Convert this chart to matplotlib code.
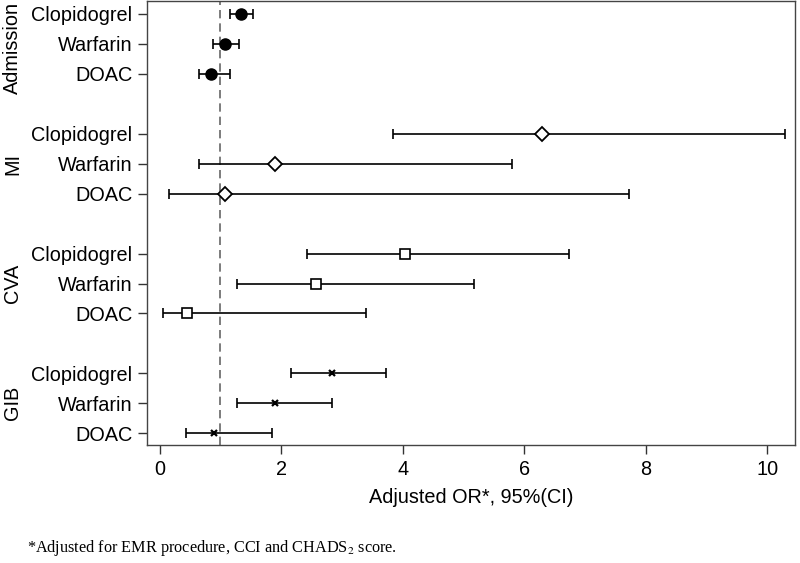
import matplotlib.pyplot as plt
import numpy as np
from matplotlib.transforms import blended_transform_factory

plt.rcParams['font.family'] = ['Liberation Sans', 'DejaVu Sans']
plt.rcParams['mathtext.fontset'] = 'stix'

# data
groups = ["Admission", "MI", "CVA", "GIB"]
drugs = ["Clopidogrel", "Warfarin", "DOAC"]

or_adm = [1.33, 1.07, 0.85]
lo_adm = [1.15, 0.87, 0.64]
hi_adm = [1.54, 1.31, 1.16]

or_mi = [6.29, 1.90, 1.07]
lo_mi = [3.84, 0.64, 0.15]
hi_mi = [10.30, 5.80, 7.73]

or_cva = [4.04, 2.57, 0.45]
lo_cva = [2.42, 1.28, 0.05]
hi_cva = [6.74, 5.17, 3.39]

or_gib = [2.83, 1.89, 0.89]
lo_gib = [2.16, 1.28, 0.44]
hi_gib = [3.73, 2.83, 1.85]

xticks = [0, 2, 4, 6, 8, 10]

ors = [or_adm, or_mi, or_cva, or_gib]
los = [lo_adm, lo_mi, lo_cva, lo_gib]
his = [hi_adm, hi_mi, hi_cva, hi_gib]

# marker style per group
styles = [dict(marker='o', ms=8, mfc='black', mec='black'),
          dict(marker='D', ms=7.5, mfc='white', mec='black', mew=1.3),
          dict(marker='s', ms=7, mfc='white', mec='black', mew=1.2),
          dict(marker='x', ms=4.5, mec='black', mew=1.6)]

fig = plt.figure(figsize=(8, 5.63), dpi=100)
ax = fig.add_axes([0.18375, 0.2096, 0.81, 0.7886])
trans = blended_transform_factory(fig.transFigure, ax.transData)

ypos = []
ylab = []
for g in range(4):
    y = np.arange(3) + 4 * g
    o = np.array(ors[g])
    err = [o - np.array(los[g]), np.array(his[g]) - o]
    ax.errorbar(o, y, xerr=err, fmt='none', ecolor='black', elinewidth=1.2,
                capsize=3.3, capthick=1.2, zorder=2)
    ax.plot(o, y, linestyle='none', zorder=3, **styles[g])
    ypos += list(y)
    ylab += drugs
    # top label nudged down a bit so it stays inside the figure
    ly = 4 * g + 1 + (0.12 if g == 0 else 0)
    ax.text(0.016, ly, groups[g], rotation=90, ha='center', va='center',
            fontsize=14.3, transform=trans)

ax.axvline(1, color='#666666', linestyle=(0, (5, 3)), linewidth=1.2, zorder=1)

ax.set_yticks(ypos)
ax.set_yticklabels(ylab, fontsize=14.3)
ax.set_xticks(xticks)
ax.set_xticklabels([str(t) for t in xticks], fontsize=14.3)
ax.set_xlim(-0.21, 10.46)
ax.set_ylim(14.39, -0.43)
ax.tick_params(axis='both', length=6.5, width=1, color='#333333', pad=4)
for s in ax.spines.values():
    s.set_color('#444444')
    s.set_linewidth(1)

ax.set_xlabel("Adjusted OR*, 95%(CI)", fontsize=14.3, labelpad=7)

fig.text(0.034, 0.027, r"*Adjusted for EMR procedure, CCI and CHADS$_2$ score.",
         family='Liberation Serif', fontsize=11.7, ha='left', va='center')

fig.savefig("out.png", dpi=100)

....

Task description -
Print the data above verbatim from the first line through the line holding "hi_mi = [10.30, 5.80, 7.73]", leaving every picture out.

The reply -
Convert this chart to matplotlib code.
import matplotlib.pyplot as plt
import numpy as np
from matplotlib.transforms import blended_transform_factory

plt.rcParams['font.family'] = ['Liberation Sans', 'DejaVu Sans']
plt.rcParams['mathtext.fontset'] = 'stix'

# data
groups = ["Admission", "MI", "CVA", "GIB"]
drugs = ["Clopidogrel", "Warfarin", "DOAC"]

or_adm = [1.33, 1.07, 0.85]
lo_adm = [1.15, 0.87, 0.64]
hi_adm = [1.54, 1.31, 1.16]

or_mi = [6.29, 1.90, 1.07]
lo_mi = [3.84, 0.64, 0.15]
hi_mi = [10.30, 5.80, 7.73]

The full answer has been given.